The reason for using them is the “engineering advancement” I mentioned — if you couple your laser into an optical fiber, it’s very easy to send that light somewhere else. If you sent it through open space, you leave yourself open to all sorts of problems — dust and dirt on your optics, things blocking the beam, and misalignment issues creeping in — if you send the light just 1 meter, each milliradian of error moves your beam a millimeter, and thermal changes can “walk” a mirror mount to steer in a subtly different direction. If you need precision, long-term alignment, fiber is the way to go.
Free-space alignment is relatively easy. This is a mirror pair we call a dog-leg (golfers might observe it’s two dog legs, but this isn’t golf)
I’ve drawn in a laser beam (you wouldn’t see an actual beam unless there was dust or other some particulates to scatter the light, and we try to minimize that) bouncing off of the two mirrors. Each mirror mount has two knobs: one pushes on a corner for horizontal tilting, while the other pushes on the opposite corner for vertical tilting; there is a small ball bearing at the third corner, and a couple of springs to hold it all together. Adjusting a knob will tilt the mirror and deflect the beam, and change the angle of reflection off of the mirror (and also off of the next mirror). You can un-do the angle change with the second mirror, so that the exiting beam is headed in the same direction as you started, but having been translated to one side. The adjustments are orthogonal, so you can “walk” a beam anywhere you want by adjusting pairs of knobs, as long as the beam continues to hit the mirrors.

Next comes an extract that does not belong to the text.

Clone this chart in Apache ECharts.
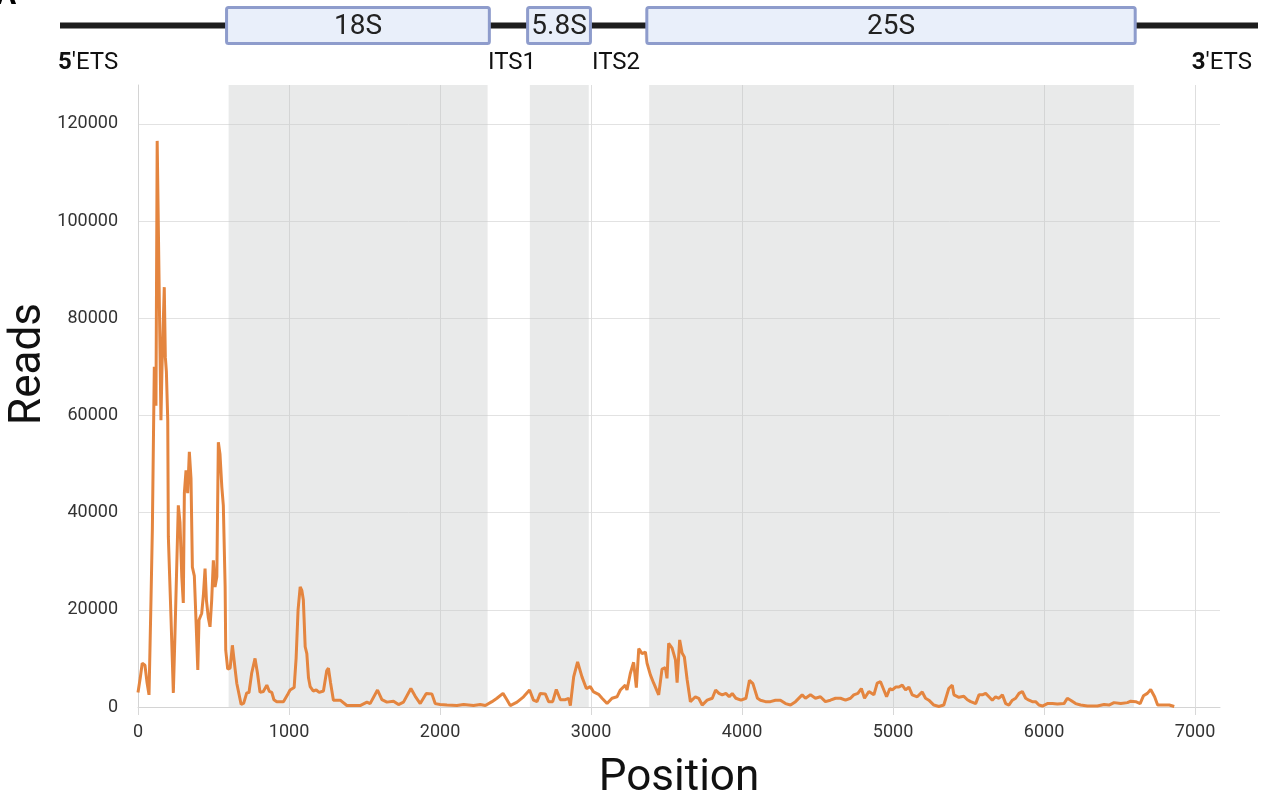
<!DOCTYPE html>
<html>
<head>
<meta charset="utf-8">
<script src="https://cdn.jsdelivr.net/npm/echarts@6/dist/echarts.min.js"></script>
<style>
  html, body { margin: 0; padding: 0; background: #fff; }
  #chart { width: 1265px; height: 807px; }
</style>
</head>
<body>
<div id="chart"></div>
<script>
// coverage track
const positions = [0, 7, 15, 28, 46, 60, 73, 86, 95, 101, 108, 115, 119, 127, 152, 159, 174, 181, 188, 197,
  201, 219, 234, 245, 267, 278, 290, 300, 307, 318, 329, 340, 351, 360, 373, 384, 396, 404, 422, 433,
  444, 453, 466, 477, 488, 499, 510, 522, 532, 543, 555, 565, 577, 581, 594, 610, 625, 643, 654, 683,
  700, 720, 735, 753, 775, 791, 808, 830, 853, 870, 886, 900, 919, 963, 990, 1007, 1034, 1047, 1060, 1074,
  1085, 1095, 1107, 1118, 1129, 1140, 1160, 1180, 1200, 1228, 1250, 1261, 1275, 1294, 1339, 1383, 1471, 1516, 1537, 1586,
  1615, 1648, 1692, 1725, 1758, 1807, 1836, 1869, 1909, 1946, 1968, 2001, 2046, 2112, 2156, 2222, 2266, 2300, 2344, 2377,
  2417, 2443, 2465, 2510, 2553, 2593, 2619, 2642, 2664, 2697, 2719, 2746, 2770, 2797, 2830, 2852, 2863, 2885, 2911, 2940,
  2969, 2995, 3017, 3050, 3073, 3106, 3139, 3172, 3194, 3227, 3238, 3260, 3282, 3300, 3316, 3338, 3360, 3371, 3393, 3415,
  3448, 3470, 3492, 3503, 3514, 3537, 3559, 3570, 3587, 3603, 3618, 3636, 3658, 3691, 3713, 3736, 3769, 3803, 3825, 3847,
  3869, 3893, 3915, 3935, 3959, 3993, 4026, 4049, 4072, 4102, 4122, 4155, 4188, 4221, 4254, 4288, 4321, 4354, 4398, 4420,
  4453, 4486, 4519, 4552, 4585, 4619, 4652, 4685, 4718, 4740, 4767, 4790, 4811, 4840, 4873, 4895, 4917, 4939, 4957, 4979,
  4995, 5017, 5039, 5061, 5083, 5105, 5127, 5160, 5193, 5215, 5237, 5270, 5303, 5336, 5369, 5392, 5403, 5436, 5469, 5492,
  5514, 5547, 5569, 5591, 5613, 5635, 5657, 5679, 5701, 5724, 5746, 5767, 5790, 5812, 5834, 5856, 5878, 5900, 5922, 5944,
  5966, 5989, 6022, 6055, 6088, 6132, 6154, 6176, 6209, 6242, 6287, 6353, 6397, 6430, 6463, 6508, 6552, 6574, 6607, 6636,
  6658, 6684, 6706, 6717, 6732, 6752, 6796, 6829, 6862]
const reads = [3000, 2900, 6000, 9000, 8600, 5000, 2500, 22000, 36400, 52000, 70000, 70000, 62000, 116500, 59000, 70000, 86400, 72000, 69000, 59000,
  35000, 17900, 2900, 15200, 41500, 38000, 26800, 21400, 44000, 48700, 44000, 52500, 47000, 28800, 27000, 17900, 7600, 17900, 19300, 23000,
  28500, 22000, 18300, 16500, 22000, 30200, 24700, 26800, 54500, 52000, 45300, 41500, 24700, 11700, 7800, 8000, 12700, 7800, 4900, 500,
  800, 2900, 3000, 7000, 10000, 7000, 3000, 3200, 4500, 3200, 3000, 1500, 1100, 1100, 2500, 3500, 4000, 10000, 20000, 24700,
  24000, 22000, 12400, 11000, 6000, 4200, 3300, 3500, 3000, 3300, 7500, 8000, 5000, 1400, 1400, 300, 300, 1000, 700, 3500,
  1500, 1000, 1200, 500, 1000, 3800, 2200, 700, 2800, 2700, 700, 500, 400, 300, 500, 300, 500, 300, 1100, 1800,
  2800, 1500, 300, 1000, 2100, 3500, 1400, 1100, 2800, 2700, 1100, 1100, 3600, 1500, 1500, 1800, 300, 6200, 9300, 6200,
  3800, 4200, 3100, 2600, 1800, 700, 1800, 2100, 3500, 4500, 3500, 6900, 9200, 4000, 12000, 11000, 11300, 9000, 6600, 4900,
  2500, 7800, 8100, 5900, 13100, 12100, 9700, 5000, 13800, 11100, 10300, 5700, 1100, 2100, 1800, 400, 1400, 1800, 3500, 2800,
  2500, 2800, 2100, 2800, 1800, 1400, 1800, 5500, 4800, 1800, 1400, 1100, 1100, 1400, 1400, 700, 400, 1100, 2500, 1800,
  2500, 1800, 2100, 1100, 1400, 1800, 1800, 1400, 1800, 2500, 2800, 3800, 1800, 3200, 2500, 4900, 5200, 3500, 2100, 3800,
  3500, 4100, 4100, 4500, 3500, 4100, 2500, 2100, 3100, 1800, 1400, 400, 100, 400, 3800, 4500, 2500, 2000, 2200, 1500,
  1100, 700, 2500, 2500, 2800, 2100, 1400, 2100, 1800, 2500, 700, 400, 1400, 1800, 2800, 3200, 1800, 1400, 1100, 1100,
  400, 200, 700, 700, 600, 700, 1800, 1400, 700, 400, 200, 200, 500, 400, 900, 700, 900, 1200, 1100, 700,
  2300, 2800, 3600, 3800, 2100, 400, 400, 400, 100]

// rRNA regions (18S, 5.8S, 25S)
const regionNames = ['18S', '5.8S', '25S']
const regionStart = [600, 2595, 3385]
const regionEnd = [2315, 2985, 6595]

const chart = echarts.init(document.getElementById('chart'))

const font = 'Roboto, "Noto Sans", sans-serif'

const option = {
  animation: false,
  grid: [
    { left: 138, right: 45, top: 85, bottom: 100 },
    // schematic strip on top
    { left: 60, width: 1198, top: 6, height: 39 }
  ],
  xAxis: [
    {
      type: 'value',
      gridIndex: 0,
      min: 0,
      max: 7165,
      interval: 1000,
      axisLine: { show: true, lineStyle: { color: '#d4d4d4', width: 1 } },
      axisTick: { show: true, length: 8, lineStyle: { color: '#d8d8d8' } },
      axisLabel: { fontFamily: font, fontSize: 18, color: '#333', margin: 16, showMaxLabel: false, formatter: v => String(v) },
      splitLine: { show: true, showMaxLine: false, lineStyle: { color: '#dedede' } },
      name: 'Position',
      nameLocation: 'middle',
      nameGap: 50,
      nameTextStyle: { fontFamily: font, fontSize: 44, color: '#111' }
    },
    {
      type: 'value',
      gridIndex: 1,
      min: -517,
      max: 7422,
      show: false
    }
  ],
  yAxis: [
    {
      type: 'value',
      gridIndex: 0,
      min: 0,
      max: 128000,
      interval: 20000,
      axisLine: { show: true, lineStyle: { color: '#d4d4d4', width: 1 } },
      axisTick: { show: false },
      axisLabel: { fontFamily: font, fontSize: 18, color: '#333', margin: 20, showMaxLabel: false, formatter: v => String(v) },
      splitLine: { show: true, showMaxLine: false, lineStyle: { color: '#e2e2e2' } }
    },
    {
      type: 'value',
      gridIndex: 1,
      min: 0,
      max: 1,
      show: false
    }
  ],
  graphic: [
    { type: 'text', x: -4, y: -19, style: { text: 'A', font: 'bold 30px ' + font, fill: '#000' } },
    {
      type: 'text', x: 29, y: 364, rotation: Math.PI / 2,
      style: { text: 'Reads', font: '44px ' + font, fill: '#111', align: 'center', verticalAlign: 'middle' }
    },
    {
      type: 'text', x: 58, y: 63,
      style: {
        text: '{b|5}\'ETS', font: '24px ' + font, fill: '#111', verticalAlign: 'middle',
        rich: { b: { fontWeight: 'bold', fontSize: 24, fontFamily: font, fill: '#111' } }
      }
    },
    { type: 'text', x: 488, y: 63, style: { text: 'ITS1', font: '24px ' + font, fill: '#111', verticalAlign: 'middle' } },
    { type: 'text', x: 592, y: 63, style: { text: 'ITS2', font: '24px ' + font, fill: '#111', verticalAlign: 'middle' } },
    {
      type: 'text', x: 1252, y: 63,
      style: {
        text: '{b|3}\'ETS', font: '24px ' + font, fill: '#111', align: 'right', verticalAlign: 'middle',
        rich: { b: { fontWeight: 'bold', fontSize: 24, fontFamily: font, fill: '#111' } }
      }
    }
  ],
  series: [
    {
      type: 'line',
      xAxisIndex: 0,
      yAxisIndex: 0,
      data: positions.map((p, i) => [p, reads[i]]),
      showSymbol: false,
      symbol: 'none',
      lineStyle: { color: '#e4853f', width: 3 },
      z: 5,
      markArea: {
        silent: true,
        itemStyle: { color: 'rgba(196,200,200,0.38)' },
        data: regionNames.map((n, i) => [{ xAxis: regionStart[i] }, { xAxis: regionEnd[i] }])
      }
    },
    {
      // black backbone of the schematic
      type: 'line',
      xAxisIndex: 1,
      yAxisIndex: 1,
      data: [[-517, 0.5], [7422, 0.5]],
      symbol: 'none',
      silent: true,
      lineStyle: { color: '#1d1d1d', width: 6 },
      z: 2
    },
    {
      type: 'custom',
      xAxisIndex: 1,
      yAxisIndex: 1,
      silent: true,
      z: 10,
      data: regionNames.map((n, i) => [regionStart[i], regionEnd[i]]),
      encode: { x: [0, 1] },
      renderItem: (params, api) => {
        const p0 = api.coord([api.value(0), 1])
        const p1 = api.coord([api.value(1), 0])
        return {
          type: 'group',
          children: [
            {
              type: 'rect',
              shape: { x: p0[0] - 2, y: p0[1] + 1.5, width: p1[0] - p0[0] + 4, height: p1[1] - p0[1] - 3, r: 2 },
              style: { fill: '#e9effa', stroke: '#8e9ccc', lineWidth: 3 }
            },
            {
              type: 'text',
              x: (p0[0] + p1[0]) / 2,
              y: (p0[1] + p1[1]) / 2 + 1,
              style: {
                text: regionNames[params.dataIndex],
                font: '28px ' + font,
                fill: '#222',
                align: 'center',
                verticalAlign: 'middle'
              }
            }
          ]
        }
      }
    }
  ]
}

chart.setOption(option)

window.addEventListener('resize', () => {
  chart.resize()
})
</script>
</body>
</html>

That’s pretty easy, in principle; in practice it’s a little tougher, because you often do this “blind” — you are looking at the target or a display, telling you how well you are hitting the target, and the lights might be off. But it’s a skill that’s picked up pretty quickly.
The fiber port, though, is tougher. The chuck in the middle is for an optical fiber, and in my case it’s a single-mode optical fiber. The core of such a fiber is a few microns across and is very sensitive to the spatial mode (the shape) of the light it accepts. I’ve previously shown what a poor mode looks like, but assuming you have a nice zeroeth order mode, you need to send the light in with the fiber positioned just right — not only hitting the core of the fiber, but at the proper angle and with the fiber tip just the right distance from the fiber, to match the mode characteristics.
There’s a little divot on the left side of the fiber port that houses the screw for moving the fiber chuck in the x direction, and one at the top for y, and they are both sensitive and subject to a bit of hysteresis (turning through some angle and then getting back to the original position doesn’t reposition the holder exactly), and also have the annoying habit of walking off when you remove the allen key/driver. The small black dots on the face of the holder are the tip/tilt controls, which also suffer a bit from hysteresis. In addition, to translate in the z-direction (moving the fiber closer or further from the lens) you have to change all three tilt controls. In practice this means your coupling efficiency goes down as you change the first two settings, and you have to hope you can recover your signal as you work on the third. If you can’t, it may be because you are moving the wrong way along z, or because you changed one of the tilt settings too much, so you have to try many iterations to find out what’s going on.
Just so you know it’s not all pew, pew, pew when you work with lasers.